|December 12th, 2009|
All that growth has now come to a crashing halt. The half-finished science lab in Allston has been mothballed; the faculty, only recently expanded, will now have to shrink. ... The biggest item was interest payments - the buildings were mostly debt-financed, in a sharp departure from Harvard's past practice of raising the money first. ... Was it wise to borrow so much? The Arts and Sciences dean explained that it was like a homeowner assuming a mortgage. Going into debt was OK, because incomes rise. And President Summers termed the whole borrowing-to-build plan "an extraordinary investment".What harvard did was foolish in that it didn't turn out well and they should have realized it wouldn't. But the idea of both borrowing and saving at the same time is something I hear of many organizations and people doing, and I don't understand why. If you have an endownment that's invested and earning interest, why would you borrow money to finance an expansion? Instead, why not pay for it out of the endowment? You could even set things up internally so the facilities budget pays the endowment budget back with interest. This way all the interest is staying within the organization instead of leaving. The only reason I can think of to borrow money instead of using endowment money is if the endowment is expected to increase at a higher rate then the interest on the loan. If that's true, however, harvard should have been borrowing more money and investing that money too. No one thinks that makes sense, right?

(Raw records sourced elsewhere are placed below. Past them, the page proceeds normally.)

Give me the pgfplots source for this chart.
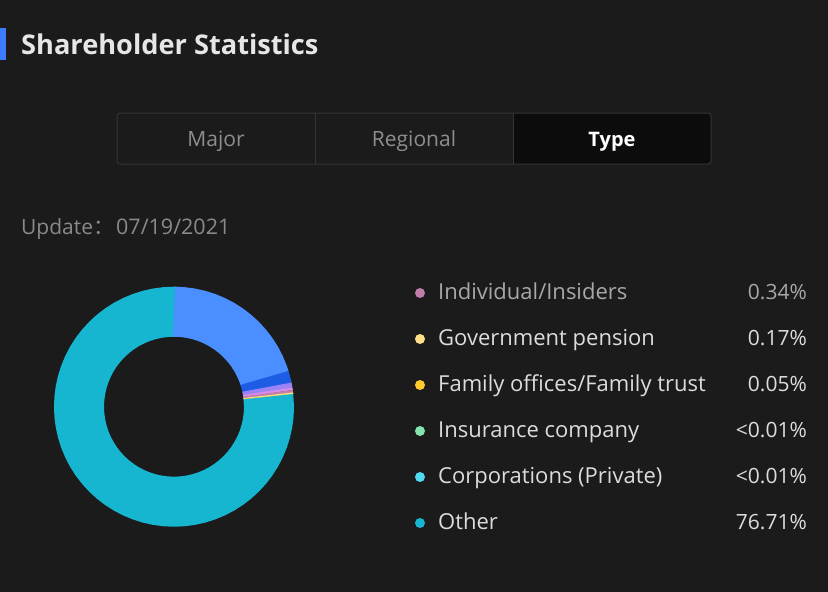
\documentclass[border=0pt]{standalone}
\usepackage{pgfplots}
\pgfplotsset{compat=1.18}
\usepgfplotslibrary{polar}
\usepackage{fontspec}
\setmainfont{Open Sans}
\newfontfamily\cjk{Noto Sans CJK SC}
\definecolor{bg}{HTML}{1B1B1B}
\definecolor{titlebar}{HTML}{3D7BFF}
\definecolor{titletext}{HTML}{E6E6E6}
\definecolor{tabborder}{HTML}{343434}
\definecolor{tabsel}{HTML}{0C0C0C}
\definecolor{tabtext}{HTML}{8E8E8E}
\definecolor{graytext}{HTML}{8A8A8A}
\definecolor{lightgray}{HTML}{A8A8A8}
\definecolor{lighttext}{HTML}{DCDCDC}
\definecolor{cBlue}{HTML}{4B8EFF}
\definecolor{cDarkBlue}{HTML}{1D5DE6}
\definecolor{cViolet}{HTML}{9B82F5}
\definecolor{cMagenta}{HTML}{D78DEB}
\definecolor{cPink}{HTML}{C07DAA}
\definecolor{cLightYellow}{HTML}{FFE08A}
\definecolor{cYellow}{HTML}{FFCB2F}
\definecolor{cGreen}{HTML}{86E3AE}
\definecolor{cCyan}{HTML}{52D9F2}
\definecolor{cOther}{HTML}{17B6D0}
\begin{document}
\begin{tikzpicture}
\begin{scope}[x=1pt,y=-1pt]
\useasboundingbox (0,0) rectangle (828,592);
\fill[bg] (0,0) rectangle (828,592);
% title
\fill[titlebar] (0,28) rectangle (6,60);
\node[anchor=base west, inner sep=0, text=titletext, font=\fontsize{27.2}{27.2}\selectfont\bfseries] at (21,54) {Shareholder Statistics};
% tabs
\fill[tabsel, rounded corners=3pt] (513,113) -- (711,113) -- (711,164) -- (513,164) [sharp corners] -- cycle;
\fill[tabsel] (513,113) rectangle (520,164);
\draw[tabborder, rounded corners=3pt, line width=1pt] (117,113) rectangle (711,164);
\draw[tabborder, line width=1pt] (315,113) -- (315,164);
\draw[tabborder, line width=1pt] (513,113) -- (513,164);
\node[anchor=base, inner sep=0, text=tabtext, font=\fontsize{21}{21}\selectfont] at (216,146) {Major};
\node[anchor=base, inner sep=0, text=tabtext, font=\fontsize{21}{21}\selectfont] at (414,146) {Regional};
\node[anchor=base, inner sep=0, text=white, font=\fontsize{20}{20}\selectfont\bfseries] at (612,146) {Type};
% update
\node[anchor=base west, inner sep=0, text=graytext, font=\fontsize{21}{21}\selectfont] at (21,234) {Update{\cjk ：}};
\node[anchor=base west, inner sep=0, text=graytext, font=\fontsize{21.5}{21.5}\selectfont] at (116,234) {07/19/2021};
% legend
\foreach \y/\c/\t/\p/\tc in {
  299/cPink/Individual\slash Insiders/0.34\%/lightgray,
  345/cLightYellow/Government pension/0.17\%/lighttext,
  391/cYellow/Family offices\slash Family trust/0.05\%/lighttext,
  437/cGreen/Insurance company/<0.01\%/lighttext,
  483/cCyan/Corporations (Private)/<0.01\%/lighttext,
  529/cOther/Other/76.71\%/lighttext}{
  \node[circle, fill=\c, inner sep=0, minimum size=10pt] at (420,\y-6) {};
  \node[anchor=base west, inner sep=0, text=\tc, font=\fontsize{22}{22}\selectfont] at (438,\y) {\t};
  \node[anchor=base east, inner sep=0, text=\tc, font=\fontsize{21}{21}\selectfont] at (807,\y) {\p};
}
\end{scope}
% donut
\begin{polaraxis}[at={(174pt,-406.7pt)}, anchor=origin, hide axis, scale only axis,
  width=240pt, height=240pt, ymin=0, ymax=120, clip=false]
\addplot[cOther, line width=50pt, line cap=butt] coordinates {
 (7.5,95) (0,95) (-5,95) (-10,95) (-15,95) (-20,95) (-25,95) (-30,95) (-35,95) (-40,95)
 (-45,95) (-50,95) (-55,95) (-60,95) (-65,95) (-70,95) (-75,95) (-80,95) (-85,95) (-90,95)
 (-95,95) (-100,95) (-105,95) (-110,95) (-115,95) (-120,95) (-125,95) (-130,95) (-135,95)
 (-140,95) (-145,95) (-150,95) (-155,95) (-160,95) (-165,95) (-170,95) (-175,95) (-180,95)
 (-185,95) (-190,95) (-195,95) (-200,95) (-205,95) (-210,95) (-215,95) (-220,95) (-225,95)
 (-230,95) (-235,95) (-240,95) (-245,95) (-250,95) (-255,95) (-260,95) (-265,95) (-270,95) (-272,95)};
\addplot[cBlue, line width=50pt, line cap=butt] coordinates {
 (90,95) (85,95) (80,95) (75,95) (70,95) (65,95) (60,95) (55,95) (50,95) (45,95) (40,95)
 (35,95) (30,95) (25,95) (20,95) (17.64,95) (17.2,95)};
\addplot[cDarkBlue, line width=50pt, line cap=butt] coordinates {(17.64,95) (14.76,95) (11.88,95) (11.5,95)};
\addplot[cViolet, line width=50pt, line cap=butt] coordinates {(11.88,95) (9.36,95) (9.1,95)};
\addplot[cMagenta, line width=50pt, line cap=butt] coordinates {(9.36,95) (8.17,95) (7.95,95)};
\addplot[cPink, line width=50pt, line cap=butt] coordinates {(8.17,95) (6.95,95) (6.8,95)};
\addplot[cLightYellow, line width=50pt, line cap=butt] coordinates {(6.95,95) (6.34,95) (6.25,95)};
\addplot[cYellow, line width=50pt, line cap=butt] coordinates {(6.34,95) (6.16,95)};
\end{polaraxis}
\end{tikzpicture}
\end{document}
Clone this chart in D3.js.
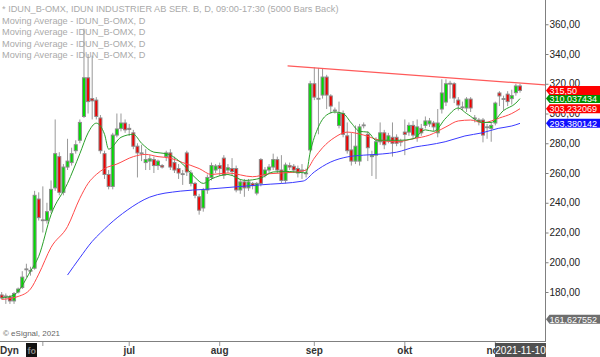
<!DOCTYPE html>
<html>
<head>
<meta charset="utf-8">
<script src="https://cdn.jsdelivr.net/npm/d3@7"></script>
<style>
  body { margin: 0; background: #fff; }
  svg { display: block; font-family: "Liberation Sans", Arial, sans-serif; }
</style>
</head>
<body>
<script>
// daily bars (one entry per trading day, 19 May - 10 Nov 2021)
const opens = [178,177,176.6,174,180,183,195,194,196,242.5,228,228,235,250,271,247,264,267,275,282,
  298,324,310,309,297,273,259,251,285.5,290,293.6,290,287,278,273.5,267,268,269,265,265,
  271,273.5,267,263,259.5,273.5,253,253,244,236.5,248.6,257,262,265,270,262,263,263,248.6,254,
  250,253,246.5,269,258.6,262,264,269,262,255,265,264.5,263,262,260,275.5,320,309.7,312.4,324.5,
  311.8,302.3,292,300,285,275.5,268,268,292,286,271,272,281,287,282,284,284,281,287.5,287.5,
  292,284,290,292,293,293.6,287,303,307.7,320,320,309,304.4,303.7,309.7,297,295.6,295.6,291,290,
  293.6,313.8,310,313,310,314,318.5];
const highs = [180,179,178,180,183,194,199,197,248,247,251,240,255,296,274,266,283,277,282,296,
  357,340,339,311,299,275,262,287,300,300,296,293,289,280,279,276,272,271,269,266,
  275,276,271,266,262,275,262,254,246,250,259,267,266,267,272,266,270,265,256,256,
  256,254,254,270,264,266,273,271,272,267,267,266,265,266,263,322,331,330.6,330,326,
  313,304,308,302,294,287,292,293,294,288,275,284,294,289,287,294,286,283,296,294,
  295,296,293,298,297,295,303,323,323,322,321,311,308,311,311,299,297,297,293,294,
  308,315,312,315,316,320,320];
const lows = [175,172,172,172,179,182,190,191,195,228,220,226,233,248,245,245,262,265,273,280,
  297,300,296,296,273,256,249,249,284,288,287,285,276,257,268,262,262,260,262,263,
  268,262,260,256,252,258,251,243,232,234,246,255,260,258,256,260,258,247,246,244,
  248,249,245,251,257,260,262,260,253,253,262,260,257,256,257,274,309,286,310,303,
  300,300,290,284,273,265,266,265,290,268,258,256,279,276,280,271,278,278,272,285,
  283,281,285,290,291,288,284,300,305,310,307,302,302,301,301,294,292,280.6,283,281,
  292,305,302,305,306,312,314];
const closes = [176,177.3,174,179,182,190,195.5,194.5,245,230,228.5,234,249,273,247,264,268,273,279,294,
  324,308,308.5,298,275,259,251,285.5,289.6,293.6,289,289.3,278,273.5,273,269,269.5,265,268,264,
  273.5,264,262,260,259,260.7,260,245,235,248.6,257,265,264.7,263,258.6,263.5,261,248.6,254,250,
  254,251.5,253,253,262,264,269,262,255,265.4,264,262,260,261.3,259.5,320,311,310.2,324.5,312.4,
  305,302,300,286,275,268,278,291,292.3,277,272,281,287,279,285,280,280,281.3,286,292,
  285.5,291,287,295,295,291,293.6,313.8,320,320.3,310.4,305.7,304.1,309.7,303.7,296.5,294.5,285.5,290.5,292,
  307,311.8,309.5,308,312,318.5,315.5];

// moving averages, sampled along each line as [bar, value]
const maFast = [[0,176],[3,178],[7,194],[9,204],[12,232],[16,253],[19,273],[21,287],[23,293.5],[25,286],
  [26,276],[29,284],[32,286],[34,280],[37,274],[40,273],[44,266],[47,257],[49,253],[51,256],[55,259],
  [59,255],[63,256.6],[66,260.7],[70,261],[74,260],[75,274],[77,291],[79,299],[81,301],[83,300],
  [85,293.6],[87,288],[89,287.5],[91,282],[94,282],[97,282],[100,283],[103,289],[105,288],[108,297],
  [111,303.7],[113,300],[117,294],[119,294],[122,302],[125,307],[126,310.04]];
const maMid = [[0,175],[4,177],[7,182],[9,192],[12,210],[16,224],[19,243],[21,253],[23,259],[25,263],
  [28,266],[32,271],[35,272.5],[38,271],[41,270],[44,267],[48,263],[51,259],[55,260],[61,257.5],
  [65,259.5],[71,260.5],[74,262],[76,270],[78,277],[81,284],[84,287.5],[88,285.5],[92,282],[96,281],
  [100,283],[104,285.5],[108,291],[111,295],[114,295.6],[117,293.8],[121,297],[124,300],[126,303.23]];
const maSlow = [[16,191.4],[19,203],[22,214],[24,219.7],[26,225],[30.5,235],[36,243.8],[43.4,247.8],
  [49.4,249],[62.8,252],[73.3,254.6],[76,260.7],[80,267.4],[84,270.8],[88,272],[92.5,272.8],[96,274],
  [100.5,277.5],[103.6,278.8],[107.8,281],[112.6,284.9],[116.8,287],[120.7,290],[124,291.6],[126,293.38]];

// hand-drawn resistance line
const trendBars = [69.5, 132.3];
const trendPrices = [332, 319.2];

// right-axis value boxes
const boxValues = [161.627552, 293.380142, 303.232069, 310.037434, 315.50];
const boxTexts = ["161,627552", "293,380142", "303,232069", "310,037434", "315,50"];

const priceTicks = [180, 200, 220, 240, 260, 280, 300, 320, 340, 360];
const monthNames = ["", "jul", "aug", "sep", "okt", "nov"];
const monthBars = [10, 31, 53, 76, 98, 120];
const lastDate = "2021-11-10";

const legendLines = [
  "* IDUN_B-OMX, IDUN INDUSTRIER AB SER. B, D, 09:00-17:30 (5000 Bars Back)",
  "Moving Average - IDUN_B-OMX, D",
  "Moving Average - IDUN_B-OMX, D",
  "Moving Average - IDUN_B-OMX, D",
  "Moving Average - IDUN_B-OMX, D"
];

const width = 600, height = 357;
const plotRight = 545, plotBottom = 341;

const svg = d3.select("body").append("svg")
  .attr("width", width)
  .attr("height", height);

svg.append("defs").append("clipPath").attr("id", "plot")
  .append("rect").attr("x", 0).attr("y", 0).attr("width", plotRight).attr("height", plotBottom);

const x = d3.scaleLinear().domain([0, closes.length - 1]).range([1.7, 520]);
const y = d3.scaleLinear().domain([180, 360]).range([292, 24.25]);

// legend text sits behind the bars
svg.append("g").selectAll("text")
  .data(legendLines)
  .enter().append("text")
  .attr("x", 2)
  .attr("y", (d, i) => i === 0 ? 11.5 : 23.5 + (i - 1) * 11.6)
  .style("font-size", "9.2px")
  .style("fill", "#aaa")
  .text(d => d);

const plot = svg.append("g").attr("clip-path", "url(#plot)");

// candles
const bars = plot.append("g").selectAll("g")
  .data(closes.map((c, i) => i))
  .enter().append("g");

bars.append("line")
  .attr("x1", i => x(i)).attr("x2", i => x(i))
  .attr("y1", i => y(highs[i])).attr("y2", i => y(lows[i]))
  .style("stroke", "#999")
  .style("stroke-width", 1);

bars.append("rect")
  .attr("x", i => x(i) - 1.5)
  .attr("width", 3)
  .attr("y", i => y(Math.max(opens[i], closes[i])))
  .attr("height", i => Math.max(0.8, Math.abs(y(opens[i]) - y(closes[i]))))
  .style("fill", i => closes[i] > opens[i] + 0.5 ? "#00dc00" : (closes[i] < opens[i] - 0.5 ? "#f00000" : "#999"))
  .style("stroke", "#8a8a8a")
  .style("stroke-width", 1);

// moving averages
const maLine = d3.line()
  .x(d => x(d[0]))
  .y(d => y(d[1]))
  .curve(d3.curveMonotoneX);

plot.append("path").attr("d", maLine(maSlow))
  .style("fill", "none").style("stroke", "#3a3aff").style("stroke-width", 1);
plot.append("path").attr("d", maLine(maMid))
  .style("fill", "none").style("stroke", "#ff4a4a").style("stroke-width", 1);
plot.append("path").attr("d", maLine(maFast))
  .style("fill", "none").style("stroke", "#2aa02a").style("stroke-width", 1);

// trend line
plot.append("path")
  .attr("d", d3.line()(trendBars.map((b, i) => [x(b), y(trendPrices[i])])))
  .style("fill", "none").style("stroke", "#ff5a5a").style("stroke-width", 1.3);

// frame
svg.append("line")
  .attr("x1", 0).attr("x2", plotRight)
  .attr("y1", plotBottom + 0.5).attr("y2", plotBottom + 0.5)
  .style("stroke", "#808080");

svg.append("text")
  .attr("x", 3).attr("y", 336)
  .style("font-size", "8px").style("fill", "#666")
  .text("\u00a9 eSignal, 2021");

// price axis
const yAxis = d3.axisRight(y)
  .tickValues(priceTicks)
  .tickSize(3)
  .tickPadding(1)
  .tickFormat(d => d3.format(".2f")(d).replace(".", ","));

const yg = svg.append("g")
  .attr("transform", "translate(" + (plotRight + 0.5) + ",0)")
  .call(yAxis);
yg.select(".domain").attr("d", "M0,0V" + (plotBottom + 1)).style("stroke", "#808080");
yg.selectAll(".tick line").style("stroke", "#808080");
yg.selectAll("text").style("font-size", "10px").style("fill", "#222")
  .style("font-family", "'Liberation Sans', Arial, sans-serif");

// value boxes on the price axis
const boxColors = ["#6e6e6e", "#1010ff", "#ff0000", "#009000", "#ff0000"];
const boxes = svg.append("g").selectAll("g")
  .data(boxValues)
  .enter().append("g")
  .attr("transform", d => "translate(" + plotRight + "," + y(d) + ")");

boxes.append("path")
  .attr("d", "M1,0L4.5,-4.5H55V4.5H4.5Z")
  .style("fill", (d, i) => boxColors[i]);

boxes.append("text")
  .attr("x", 4.5)
  .attr("y", 3.3)
  .style("font-size", "9px")
  .style("fill", "#fff")
  .text((d, i) => boxTexts[i]);

// date axis
const dateAxis = svg.append("g");
dateAxis.selectAll("line")
  .data(monthBars)
  .enter().append("line")
  .attr("x1", d => x(d)).attr("x2", d => x(d))
  .attr("y1", plotBottom + 1).attr("y2", plotBottom + 5)
  .style("stroke", "#999");

dateAxis.selectAll("text")
  .data(monthBars)
  .enter().append("text")
  .attr("x", d => x(d))
  .attr("y", 354)
  .attr("text-anchor", "middle")
  .style("font-size", "10px")
  .style("font-weight", "bold")
  .style("fill", "#333")
  .text((d, i) => monthNames[i]);

svg.append("text")
  .attr("x", 0).attr("y", 354)
  .style("font-size", "10px").style("font-weight", "bold").style("fill", "#333")
  .text("Dyn");

svg.append("rect")
  .attr("x", 26).attr("y", 343).attr("width", 11).attr("height", 14)
  .style("fill", "#111");
svg.append("text")
  .attr("x", 27.5).attr("y", 354)
  .style("font-size", "9px").style("font-weight", "bold").style("fill", "#888")
  .text("fo");

svg.append("rect")
  .attr("x", 495).attr("y", 343).attr("width", 51).attr("height", 14)
  .style("fill", "#505050");
svg.append("text")
  .attr("x", 520.5).attr("y", 354)
  .attr("text-anchor", "middle")
  .style("font-size", "10px").style("fill", "#fff")
  .text(lastDate);
</script>
</body>
</html>
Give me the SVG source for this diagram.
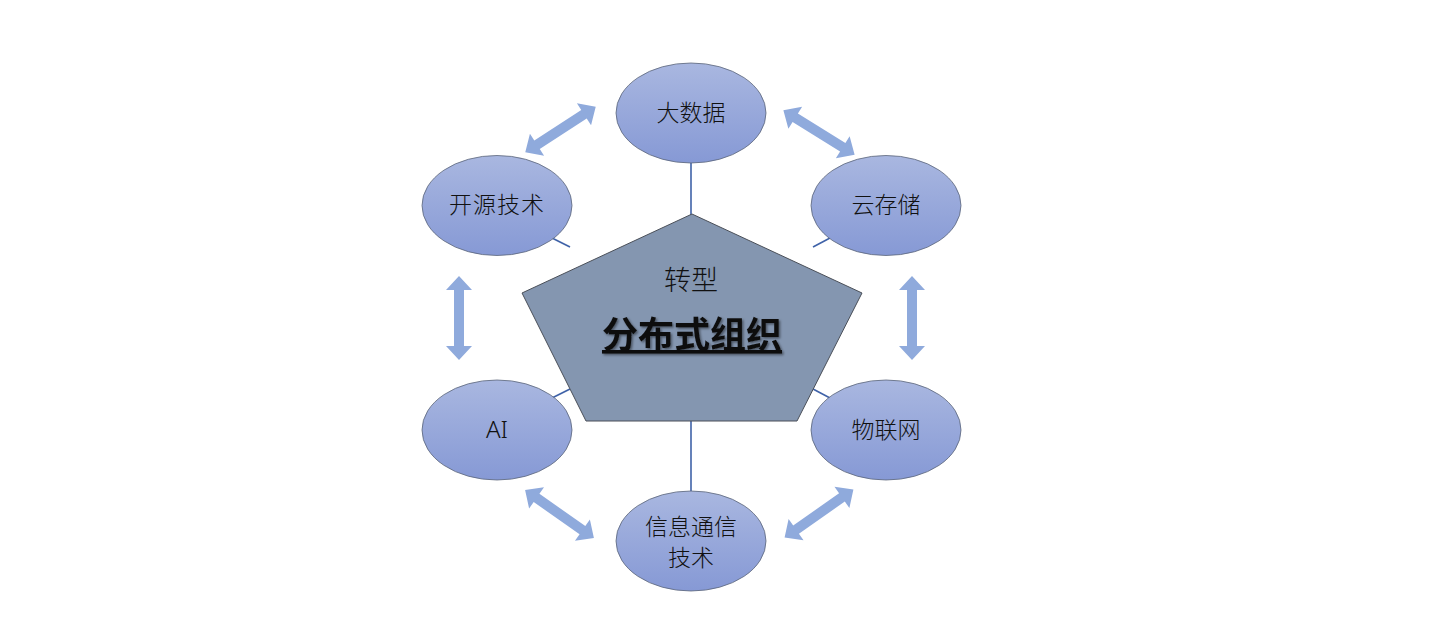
<svg xmlns="http://www.w3.org/2000/svg" width="1429" height="628" viewBox="0 0 1429 628">
<defs>
<linearGradient id="eg" x1="0" y1="0" x2="0" y2="1">
<stop offset="0" stop-color="#A9B7E0"/>
<stop offset="1" stop-color="#8699D5"/>
</linearGradient>
<path id="darr" d="M-42,0 L-28,-13 L-28,-5 L28,-5 L28,-13 L42,0 L28,13 L28,5 L-28,5 L-28,13 Z"/>
<filter id="sh" x="-10%" y="-20%" width="130%" height="150%">
<feDropShadow dx="1.5" dy="1.5" stdDeviation="1" flood-color="#000" flood-opacity="0.45"/>
</filter>
</defs>
<style>
.node ellipse{fill:url(#eg);stroke:#5A6478;stroke-width:0.8}
.lbl{font-family:"Noto Sans CJK SC","Noto Sans",sans-serif;font-size:23px;font-weight:300;fill:#111;text-anchor:middle}
.conn line{stroke:#3F62A8;stroke-width:1.6}
.arr use{fill:#8FAADC}
</style>
<rect width="1429" height="628" fill="#fff"/>
<g id="connectors" class="conn">
<line x1="691" y1="163" x2="691" y2="216"/>
<line x1="691" y1="420" x2="691" y2="491"/>
<line x1="552" y1="238" x2="570" y2="247"/>
<line x1="813" y1="247" x2="830" y2="238"/>
<line x1="552" y1="398" x2="570" y2="389"/>
<line x1="813" y1="389" x2="830" y2="398"/>
</g>
<g id="arrows" class="arr">
<use href="#darr" transform="translate(560.5,129.5) rotate(-33)"/>
<use href="#darr" transform="translate(819,132.5) rotate(32)"/>
<use href="#darr" transform="translate(459,318) rotate(90)"/>
<use href="#darr" transform="translate(912,318) rotate(90)"/>
<use href="#darr" transform="translate(559.5,514) rotate(35)"/>
<use href="#darr" transform="translate(819,513.5) rotate(-35)"/>
</g>
<g id="center">
<polygon points="692,214 862,293 797,421 586,421 522,293" fill="#8496B0" stroke="#4A4F58" stroke-width="1"/>
<text x="691" y="290" class="lbl" style="font-size:27px">转型</text>
<text x="692" y="348" class="lbl" style="font-size:36px;font-weight:bold;text-decoration:underline" filter="url(#sh)">分布式组织</text>
</g>
<g id="n-bigdata" class="node"><ellipse cx="691" cy="113" rx="75" ry="50"/><text x="691" y="121" class="lbl">大数据</text></g>
<g id="n-opensource" class="node"><ellipse cx="497" cy="205.5" rx="75" ry="50"/><text x="497" y="213" class="lbl" style="letter-spacing:1px">开源技术</text></g>
<g id="n-cloud" class="node"><ellipse cx="886" cy="205.5" rx="75" ry="50"/><text x="886" y="213" class="lbl">云存储</text></g>
<g id="n-ai" class="node"><ellipse cx="497" cy="430" rx="75" ry="50"/><text x="497" y="438" class="lbl" style="font-family:'Noto Sans',sans-serif;font-size:24px">AI</text></g>
<g id="n-iot" class="node"><ellipse cx="886" cy="430" rx="75" ry="50"/><text x="886" y="438" class="lbl">物联网</text></g>
<g id="n-ict" class="node"><ellipse cx="691" cy="541" rx="75" ry="50"/><text x="691" y="535" class="lbl">信息通信</text><text x="691" y="566" class="lbl">技术</text></g>
</svg>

Individuals do this too. They save money in mutual funds while at the same time paying off a mortgage on a house and car. How does that make sense? I understand keeping some money liquid to deal with emergencies, right. Keeping some money earning %X interest while having other money borrowed at %X+N interest just doesn't make sense to me. I know mortgage income is tax deductible, which confuses things somewhat. Is that enough to explain how this makes financial sense for people? Very confused.